** Start Supplied data **
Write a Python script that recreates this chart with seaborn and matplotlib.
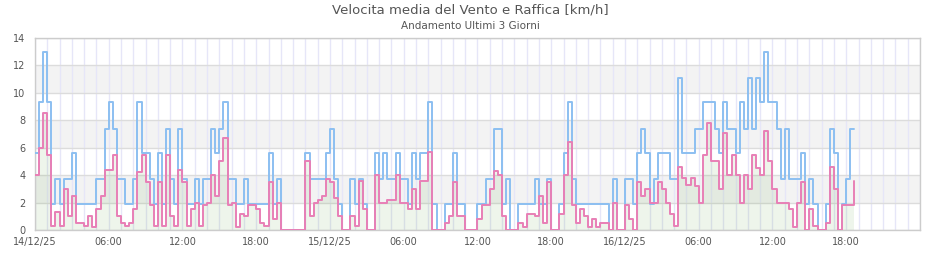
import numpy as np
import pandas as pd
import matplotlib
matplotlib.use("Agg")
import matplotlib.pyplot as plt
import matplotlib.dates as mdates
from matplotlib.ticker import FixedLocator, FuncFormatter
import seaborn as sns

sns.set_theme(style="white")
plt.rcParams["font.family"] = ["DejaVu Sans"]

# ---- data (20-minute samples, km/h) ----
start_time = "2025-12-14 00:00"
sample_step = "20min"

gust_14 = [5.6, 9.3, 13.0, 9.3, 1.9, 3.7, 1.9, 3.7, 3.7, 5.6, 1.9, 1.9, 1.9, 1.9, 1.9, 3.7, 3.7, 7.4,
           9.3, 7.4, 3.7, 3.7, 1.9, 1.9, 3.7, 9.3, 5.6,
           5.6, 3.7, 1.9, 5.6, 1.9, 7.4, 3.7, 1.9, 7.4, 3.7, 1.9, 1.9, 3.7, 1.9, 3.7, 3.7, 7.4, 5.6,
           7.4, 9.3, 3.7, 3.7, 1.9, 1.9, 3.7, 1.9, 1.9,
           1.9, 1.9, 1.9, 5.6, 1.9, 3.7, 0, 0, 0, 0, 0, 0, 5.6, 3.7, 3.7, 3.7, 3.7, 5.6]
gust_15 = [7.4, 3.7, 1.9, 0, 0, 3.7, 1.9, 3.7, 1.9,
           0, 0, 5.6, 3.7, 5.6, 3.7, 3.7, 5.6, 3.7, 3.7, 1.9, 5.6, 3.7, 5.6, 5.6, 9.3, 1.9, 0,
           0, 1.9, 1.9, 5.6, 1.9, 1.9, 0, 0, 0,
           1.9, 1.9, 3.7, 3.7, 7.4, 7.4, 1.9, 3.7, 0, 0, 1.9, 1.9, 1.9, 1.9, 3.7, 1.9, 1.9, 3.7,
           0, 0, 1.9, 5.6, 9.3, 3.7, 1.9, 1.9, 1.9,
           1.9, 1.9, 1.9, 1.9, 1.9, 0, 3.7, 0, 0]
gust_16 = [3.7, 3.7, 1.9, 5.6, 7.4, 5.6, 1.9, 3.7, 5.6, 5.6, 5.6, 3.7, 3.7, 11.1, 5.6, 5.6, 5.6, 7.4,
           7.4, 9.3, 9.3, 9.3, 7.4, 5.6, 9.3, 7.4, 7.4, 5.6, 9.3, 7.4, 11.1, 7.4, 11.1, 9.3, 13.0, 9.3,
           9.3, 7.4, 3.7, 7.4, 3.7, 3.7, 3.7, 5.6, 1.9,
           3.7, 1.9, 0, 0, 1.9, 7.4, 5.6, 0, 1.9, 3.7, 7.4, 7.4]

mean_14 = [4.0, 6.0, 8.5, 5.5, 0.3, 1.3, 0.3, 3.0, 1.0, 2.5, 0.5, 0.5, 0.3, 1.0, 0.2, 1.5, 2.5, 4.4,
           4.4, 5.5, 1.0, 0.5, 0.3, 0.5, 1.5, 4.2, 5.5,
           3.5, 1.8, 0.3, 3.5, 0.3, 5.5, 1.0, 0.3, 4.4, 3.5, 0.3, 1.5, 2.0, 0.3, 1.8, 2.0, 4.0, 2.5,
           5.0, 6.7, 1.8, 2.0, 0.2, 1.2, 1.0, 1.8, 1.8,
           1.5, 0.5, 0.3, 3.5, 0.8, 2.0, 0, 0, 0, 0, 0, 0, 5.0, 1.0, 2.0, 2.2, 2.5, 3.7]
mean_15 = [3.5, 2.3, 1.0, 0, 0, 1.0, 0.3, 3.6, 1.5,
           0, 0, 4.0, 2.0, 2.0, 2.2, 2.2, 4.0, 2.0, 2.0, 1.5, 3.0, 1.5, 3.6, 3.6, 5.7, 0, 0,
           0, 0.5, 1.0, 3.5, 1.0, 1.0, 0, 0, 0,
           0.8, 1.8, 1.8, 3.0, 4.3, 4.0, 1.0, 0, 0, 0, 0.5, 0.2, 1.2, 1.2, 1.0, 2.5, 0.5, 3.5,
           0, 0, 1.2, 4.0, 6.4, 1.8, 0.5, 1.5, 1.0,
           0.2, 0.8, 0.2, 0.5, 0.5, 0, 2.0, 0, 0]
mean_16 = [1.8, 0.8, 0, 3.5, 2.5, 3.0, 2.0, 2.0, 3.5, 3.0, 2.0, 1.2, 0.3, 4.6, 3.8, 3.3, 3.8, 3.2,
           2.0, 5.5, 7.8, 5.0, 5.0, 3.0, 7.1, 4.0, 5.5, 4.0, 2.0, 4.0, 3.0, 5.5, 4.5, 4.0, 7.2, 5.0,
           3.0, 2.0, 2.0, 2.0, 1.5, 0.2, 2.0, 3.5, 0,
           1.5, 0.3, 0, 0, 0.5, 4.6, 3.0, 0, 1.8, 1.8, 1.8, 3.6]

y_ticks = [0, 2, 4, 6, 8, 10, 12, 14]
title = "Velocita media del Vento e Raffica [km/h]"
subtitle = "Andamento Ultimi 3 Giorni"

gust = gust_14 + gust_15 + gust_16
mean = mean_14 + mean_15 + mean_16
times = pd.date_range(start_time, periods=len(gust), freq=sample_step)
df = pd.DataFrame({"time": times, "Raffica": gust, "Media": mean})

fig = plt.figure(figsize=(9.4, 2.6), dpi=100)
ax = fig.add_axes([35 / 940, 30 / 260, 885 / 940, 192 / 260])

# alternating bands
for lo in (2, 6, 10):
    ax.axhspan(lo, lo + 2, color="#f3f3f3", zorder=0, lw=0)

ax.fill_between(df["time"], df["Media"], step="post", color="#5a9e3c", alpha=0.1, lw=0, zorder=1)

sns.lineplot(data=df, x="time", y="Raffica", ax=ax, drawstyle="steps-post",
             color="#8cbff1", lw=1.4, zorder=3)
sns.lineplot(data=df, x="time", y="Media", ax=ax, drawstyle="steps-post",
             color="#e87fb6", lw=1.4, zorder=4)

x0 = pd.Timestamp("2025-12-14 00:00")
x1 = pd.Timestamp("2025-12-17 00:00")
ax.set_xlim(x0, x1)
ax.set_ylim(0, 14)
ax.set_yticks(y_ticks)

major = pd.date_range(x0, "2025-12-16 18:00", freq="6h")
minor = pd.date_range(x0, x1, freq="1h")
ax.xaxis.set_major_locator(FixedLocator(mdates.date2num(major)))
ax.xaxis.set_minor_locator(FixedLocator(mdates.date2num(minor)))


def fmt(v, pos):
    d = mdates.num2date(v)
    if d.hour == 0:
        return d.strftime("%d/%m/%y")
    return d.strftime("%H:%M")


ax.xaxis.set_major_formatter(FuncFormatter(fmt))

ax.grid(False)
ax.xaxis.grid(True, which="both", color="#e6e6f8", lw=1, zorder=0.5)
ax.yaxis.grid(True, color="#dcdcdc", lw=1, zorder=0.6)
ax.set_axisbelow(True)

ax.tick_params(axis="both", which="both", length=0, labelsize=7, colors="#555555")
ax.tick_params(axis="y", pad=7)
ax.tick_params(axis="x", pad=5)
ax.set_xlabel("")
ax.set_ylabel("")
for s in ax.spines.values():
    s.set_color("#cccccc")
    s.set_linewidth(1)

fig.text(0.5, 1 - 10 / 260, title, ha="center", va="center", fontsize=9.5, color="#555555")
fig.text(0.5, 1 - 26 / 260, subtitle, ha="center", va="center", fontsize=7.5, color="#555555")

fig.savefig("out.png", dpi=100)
** End Supplied data **
** Start Supplied data **
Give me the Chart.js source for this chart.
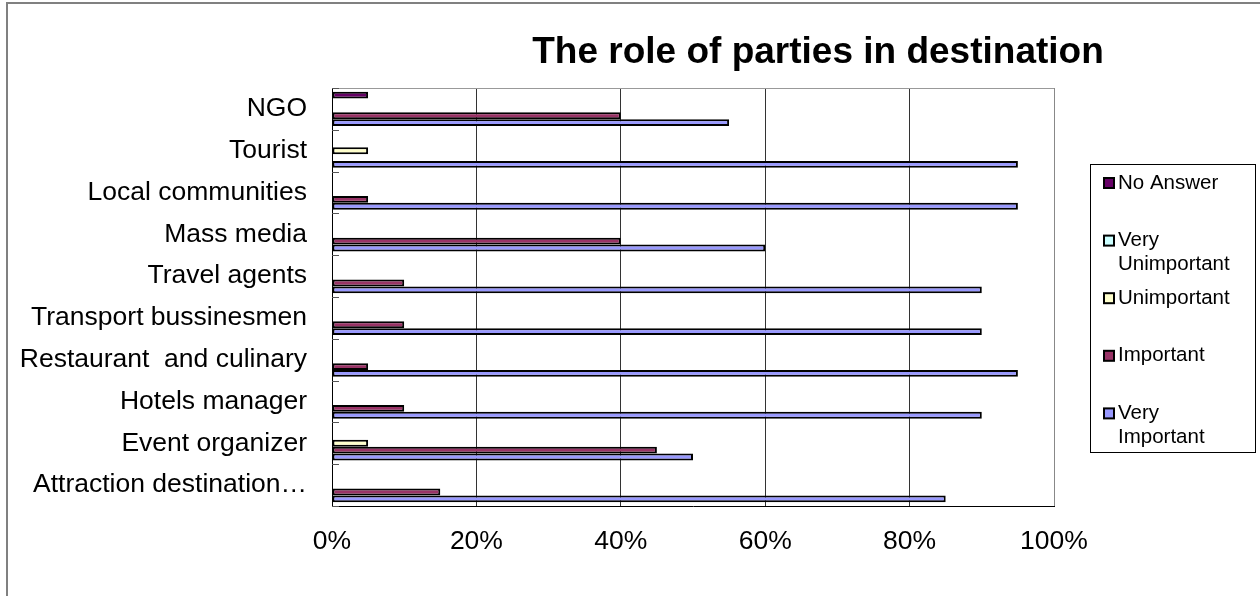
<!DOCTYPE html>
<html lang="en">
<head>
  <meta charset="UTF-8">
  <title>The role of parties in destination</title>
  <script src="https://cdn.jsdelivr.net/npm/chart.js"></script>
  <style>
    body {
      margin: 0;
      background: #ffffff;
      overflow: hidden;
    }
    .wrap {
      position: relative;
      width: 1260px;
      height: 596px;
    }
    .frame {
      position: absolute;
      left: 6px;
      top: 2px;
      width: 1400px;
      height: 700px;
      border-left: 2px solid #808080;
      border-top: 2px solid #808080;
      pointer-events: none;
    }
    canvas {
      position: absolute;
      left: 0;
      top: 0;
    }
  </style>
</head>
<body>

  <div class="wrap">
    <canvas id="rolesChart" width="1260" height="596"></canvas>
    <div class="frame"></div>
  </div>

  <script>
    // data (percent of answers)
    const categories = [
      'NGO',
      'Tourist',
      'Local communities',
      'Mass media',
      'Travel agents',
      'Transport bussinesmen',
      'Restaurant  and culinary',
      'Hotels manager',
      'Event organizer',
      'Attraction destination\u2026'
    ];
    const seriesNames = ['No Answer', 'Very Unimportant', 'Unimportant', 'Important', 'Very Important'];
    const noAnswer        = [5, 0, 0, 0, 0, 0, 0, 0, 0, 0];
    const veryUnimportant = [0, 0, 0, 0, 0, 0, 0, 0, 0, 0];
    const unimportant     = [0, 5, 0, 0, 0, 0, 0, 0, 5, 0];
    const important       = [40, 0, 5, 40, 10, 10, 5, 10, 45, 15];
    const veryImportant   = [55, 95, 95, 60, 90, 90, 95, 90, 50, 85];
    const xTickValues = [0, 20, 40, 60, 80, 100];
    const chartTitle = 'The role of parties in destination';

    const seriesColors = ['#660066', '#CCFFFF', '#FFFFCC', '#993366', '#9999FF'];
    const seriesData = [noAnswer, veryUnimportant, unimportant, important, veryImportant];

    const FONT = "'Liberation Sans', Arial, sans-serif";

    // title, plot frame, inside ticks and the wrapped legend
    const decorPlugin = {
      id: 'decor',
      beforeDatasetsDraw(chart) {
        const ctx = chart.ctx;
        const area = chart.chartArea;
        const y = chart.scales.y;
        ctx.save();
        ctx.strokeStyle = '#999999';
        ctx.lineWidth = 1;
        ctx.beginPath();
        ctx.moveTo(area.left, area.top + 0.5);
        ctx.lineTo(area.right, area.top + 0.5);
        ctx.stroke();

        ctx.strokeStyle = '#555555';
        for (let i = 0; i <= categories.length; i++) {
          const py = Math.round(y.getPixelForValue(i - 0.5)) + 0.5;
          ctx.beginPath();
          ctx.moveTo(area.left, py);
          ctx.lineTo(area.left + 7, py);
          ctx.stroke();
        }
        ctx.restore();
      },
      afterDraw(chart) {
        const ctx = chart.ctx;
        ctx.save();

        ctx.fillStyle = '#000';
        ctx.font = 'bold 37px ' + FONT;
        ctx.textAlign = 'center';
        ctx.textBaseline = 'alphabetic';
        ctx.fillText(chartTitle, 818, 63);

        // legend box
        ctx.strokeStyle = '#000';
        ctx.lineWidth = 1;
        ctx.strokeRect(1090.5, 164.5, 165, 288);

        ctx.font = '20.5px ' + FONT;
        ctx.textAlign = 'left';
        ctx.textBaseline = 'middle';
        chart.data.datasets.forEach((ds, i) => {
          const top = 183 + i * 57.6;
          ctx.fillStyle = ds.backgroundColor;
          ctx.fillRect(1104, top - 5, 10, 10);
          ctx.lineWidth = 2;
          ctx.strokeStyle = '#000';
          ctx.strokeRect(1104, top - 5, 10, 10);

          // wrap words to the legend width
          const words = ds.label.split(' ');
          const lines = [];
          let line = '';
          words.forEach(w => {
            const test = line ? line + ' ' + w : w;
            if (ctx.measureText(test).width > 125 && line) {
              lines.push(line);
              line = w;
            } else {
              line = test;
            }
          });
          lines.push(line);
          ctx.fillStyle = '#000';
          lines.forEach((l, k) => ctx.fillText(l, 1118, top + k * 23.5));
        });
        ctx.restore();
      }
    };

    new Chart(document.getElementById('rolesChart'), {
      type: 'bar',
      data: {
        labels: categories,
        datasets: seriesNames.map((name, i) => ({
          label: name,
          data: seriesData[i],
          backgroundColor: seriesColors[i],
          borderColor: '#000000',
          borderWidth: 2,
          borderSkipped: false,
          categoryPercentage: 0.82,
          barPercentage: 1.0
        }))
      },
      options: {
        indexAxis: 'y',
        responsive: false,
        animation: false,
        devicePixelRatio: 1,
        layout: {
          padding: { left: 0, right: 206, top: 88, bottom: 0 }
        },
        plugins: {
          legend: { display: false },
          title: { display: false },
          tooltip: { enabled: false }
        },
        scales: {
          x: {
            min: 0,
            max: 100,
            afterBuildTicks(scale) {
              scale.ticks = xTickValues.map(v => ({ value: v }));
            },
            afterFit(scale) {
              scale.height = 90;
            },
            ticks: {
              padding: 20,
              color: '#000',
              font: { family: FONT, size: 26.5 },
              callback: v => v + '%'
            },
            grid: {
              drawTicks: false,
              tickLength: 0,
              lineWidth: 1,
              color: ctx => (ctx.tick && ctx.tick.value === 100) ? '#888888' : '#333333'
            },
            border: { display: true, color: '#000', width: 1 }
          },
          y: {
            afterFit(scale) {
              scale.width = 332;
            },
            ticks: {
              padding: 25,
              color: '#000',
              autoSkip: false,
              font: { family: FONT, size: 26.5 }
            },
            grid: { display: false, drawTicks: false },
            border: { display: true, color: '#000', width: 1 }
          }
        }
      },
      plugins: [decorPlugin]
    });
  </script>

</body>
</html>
** End Supplied data **
_What needs to be done:_ Restate word for word the part that opens with the line containing "Write a Python" and closes with the line containing "3.7, 7.4, 7.4]", both ends included, and nothing else. Omit any images.

_Complete response:_
Write a Python script that recreates this chart with seaborn and matplotlib.
import numpy as np
import pandas as pd
import matplotlib
matplotlib.use("Agg")
import matplotlib.pyplot as plt
import matplotlib.dates as mdates
from matplotlib.ticker import FixedLocator, FuncFormatter
import seaborn as sns

sns.set_theme(style="white")
plt.rcParams["font.family"] = ["DejaVu Sans"]

# ---- data (20-minute samples, km/h) ----
start_time = "2025-12-14 00:00"
sample_step = "20min"

gust_14 = [5.6, 9.3, 13.0, 9.3, 1.9, 3.7, 1.9, 3.7, 3.7, 5.6, 1.9, 1.9, 1.9, 1.9, 1.9, 3.7, 3.7, 7.4,
           9.3, 7.4, 3.7, 3.7, 1.9, 1.9, 3.7, 9.3, 5.6,
           5.6, 3.7, 1.9, 5.6, 1.9, 7.4, 3.7, 1.9, 7.4, 3.7, 1.9, 1.9, 3.7, 1.9, 3.7, 3.7, 7.4, 5.6,
           7.4, 9.3, 3.7, 3.7, 1.9, 1.9, 3.7, 1.9, 1.9,
           1.9, 1.9, 1.9, 5.6, 1.9, 3.7, 0, 0, 0, 0, 0, 0, 5.6, 3.7, 3.7, 3.7, 3.7, 5.6]
gust_15 = [7.4, 3.7, 1.9, 0, 0, 3.7, 1.9, 3.7, 1.9,
           0, 0, 5.6, 3.7, 5.6, 3.7, 3.7, 5.6, 3.7, 3.7, 1.9, 5.6, 3.7, 5.6, 5.6, 9.3, 1.9, 0,
           0, 1.9, 1.9, 5.6, 1.9, 1.9, 0, 0, 0,
           1.9, 1.9, 3.7, 3.7, 7.4, 7.4, 1.9, 3.7, 0, 0, 1.9, 1.9, 1.9, 1.9, 3.7, 1.9, 1.9, 3.7,
           0, 0, 1.9, 5.6, 9.3, 3.7, 1.9, 1.9, 1.9,
           1.9, 1.9, 1.9, 1.9, 1.9, 0, 3.7, 0, 0]
gust_16 = [3.7, 3.7, 1.9, 5.6, 7.4, 5.6, 1.9, 3.7, 5.6, 5.6, 5.6, 3.7, 3.7, 11.1, 5.6, 5.6, 5.6, 7.4,
           7.4, 9.3, 9.3, 9.3, 7.4, 5.6, 9.3, 7.4, 7.4, 5.6, 9.3, 7.4, 11.1, 7.4, 11.1, 9.3, 13.0, 9.3,
           9.3, 7.4, 3.7, 7.4, 3.7, 3.7, 3.7, 5.6, 1.9,
           3.7, 1.9, 0, 0, 1.9, 7.4, 5.6, 0, 1.9, 3.7, 7.4, 7.4]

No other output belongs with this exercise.